Girard identifies the sacrificial act as his primary subject and outlines his task on the first page by stating that mystery surrounds sacrifice for a number of reasons; one is its resemblance to criminal violence (so that its perpetrators would have a vested interest in mystifying its origins), and the other is that because it has been deemed an institution almost entirely symbolic, "it is a subject that lends itself to insubstantial theorizing." (VS 1) Hopefully what we are about to read here is more substantial theorizing.

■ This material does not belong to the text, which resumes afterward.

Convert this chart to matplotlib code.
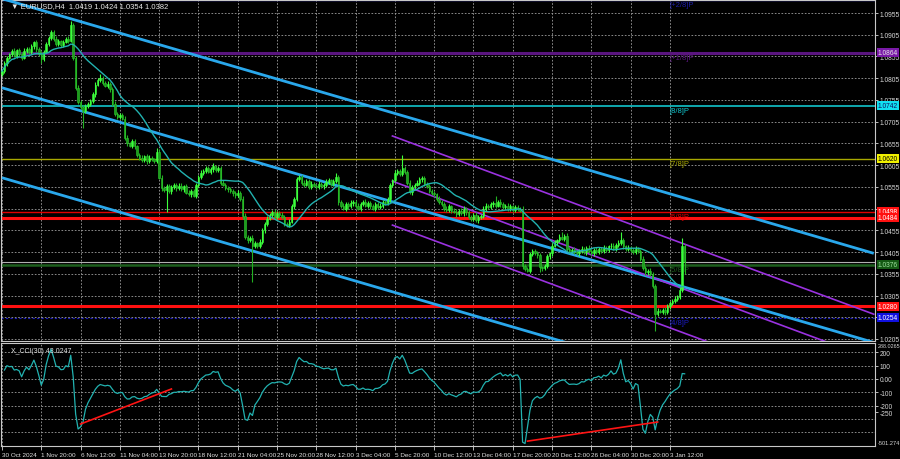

He goes on to reference other authors (Storr, Lorenz) on the physiology and sociology of violence, and then give us what I think is one of the most important paragraphs in the first chapter:
Violence is frequently called irrational. It has its reasons, however, and can marshal some rather convincing ones when the need arises. Yet these reasons cannot be taken seriously, no matter how valid they may appear. Violence itself will discard them if the initial object remains persistently out of reach and continues to provoke hostility. When unappeased, violence seeks and always finds a surrogate victim. The creature that excited its fury is abruptly replaced by another, chosen only because it is vulnerable and close at hand.